Que projeto você gostaria de fazer, mas ainda não começou? Que livro você gostaria de ler e ele ainda não existe?
Estou finalizando (em fase de lapidação escolha de textos com revisora contratada) o meu primeiro livro de contos para adultos, com o intuito de me soltar um pouco da característica de escritor infantojuvenil. Era um projeto que desejava intensamente, pois comecei as publicações com contos. E adoro o gênero e seus autores. Passando por Tchekhov, Mia Couto, Drummond, Lygia Fagundes Telles, Philip K. Dick, Rubem Braga, Luís Fernando Veríssimo e tantos outras.

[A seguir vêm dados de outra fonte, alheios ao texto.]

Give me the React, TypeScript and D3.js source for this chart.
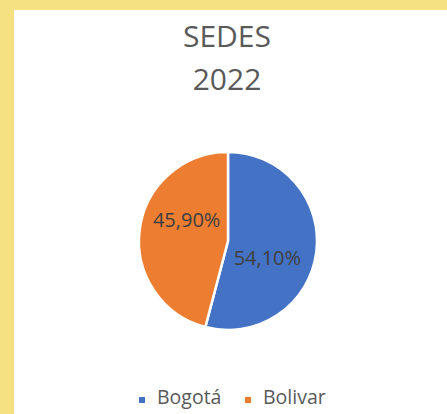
import React from "react";
import * as d3 from "d3";

const categories = ["Bogotá", "Bolivar"];
const values = [54.1, 45.9];
const labels = ["54,10%", "45,90%"];
const colors = ["#4472C4", "#ED7D31"];
const titleLines = ["SEDES", "2022"];

export default function App() {
  const W = 447, H = 414;
  const cx = 228, cy = 241, r = 89;
  const pie = d3.pie<number>().sort(null).value((d) => d)(values);
  const arc = d3.arc<d3.PieArcDatum<number>>().innerRadius(0).outerRadius(r);
  const labelArc = d3.arc<d3.PieArcDatum<number>>().innerRadius(r * 0.48).outerRadius(r * 0.48);
  const labelShift = [[-3, 11], [1, -16]];
  const font = "'Open Sans', sans-serif";
  const legendX = [139, 245];
  return (
    <svg width={W} height={H} style={{ position: "absolute", left: 0, top: 0 }}>
      <rect x={0} y={0} width={W} height={H} fill="#F5E082" />
      <rect x={14} y={10} width={W - 14} height={H - 10} fill="#FFFFFF" />
      {titleLines.map((t, i) => (
        <text key={t} x={227} y={47 + i * 43} textAnchor="middle" fontFamily={font} fontSize={30} fill="#595959">{t}</text>
      ))}
      <g transform={`translate(${cx},${cy})`}>
        {pie.map((p, i) => (
          <path key={i} d={arc(p) || ""} fill={colors[i]} stroke="#FFFFFF" strokeWidth={2.5} strokeLinejoin="round" />
        ))}
        {pie.map((p, i) => {
          const [x, y] = labelArc.centroid(p);
          return (
            <text key={"l" + i} x={x + labelShift[i][0]} y={y + labelShift[i][1]} textAnchor="middle" dominantBaseline="central" fontFamily={font} fontSize={20} fill="#404040">{labels[i]}</text>
          );
        })}
      </g>
      {categories.map((c, i) => (
        <g key={c}>
          <rect x={legendX[i]} y={397} width={6} height={6} fill={colors[i]} />
          <text x={legendX[i] + 18} y={404} fontFamily={font} fontSize={19.5} fill="#595959">{c}</text>
        </g>
      ))}
    </svg>
  );
}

Mas um projeto que gostaria de fazer é de escrever um romance, daqueles que demoram de 3 a 5 anos para serem passados para o papel. Ideias não faltam. A praxe dentro do ambiente literário é que um “escritor de verdade” é o que escreve romances. Considero uma tolice, visto que Borges não ganhou o Nobel de Literatura e alegam por não ter escrito nenhum romance. Pensando bem, Amós Oz, com romances maravilhosos, também não ganhou. Ou seja, premiação é muito subjetiva, mas é o que alimenta a indústria literária. O importante é o escritor colocar no papel o que gosta e que agrade os leitores.
Livro que gostaria de ler e ele não existe? Não sei. Se souber, me avise que vou ler.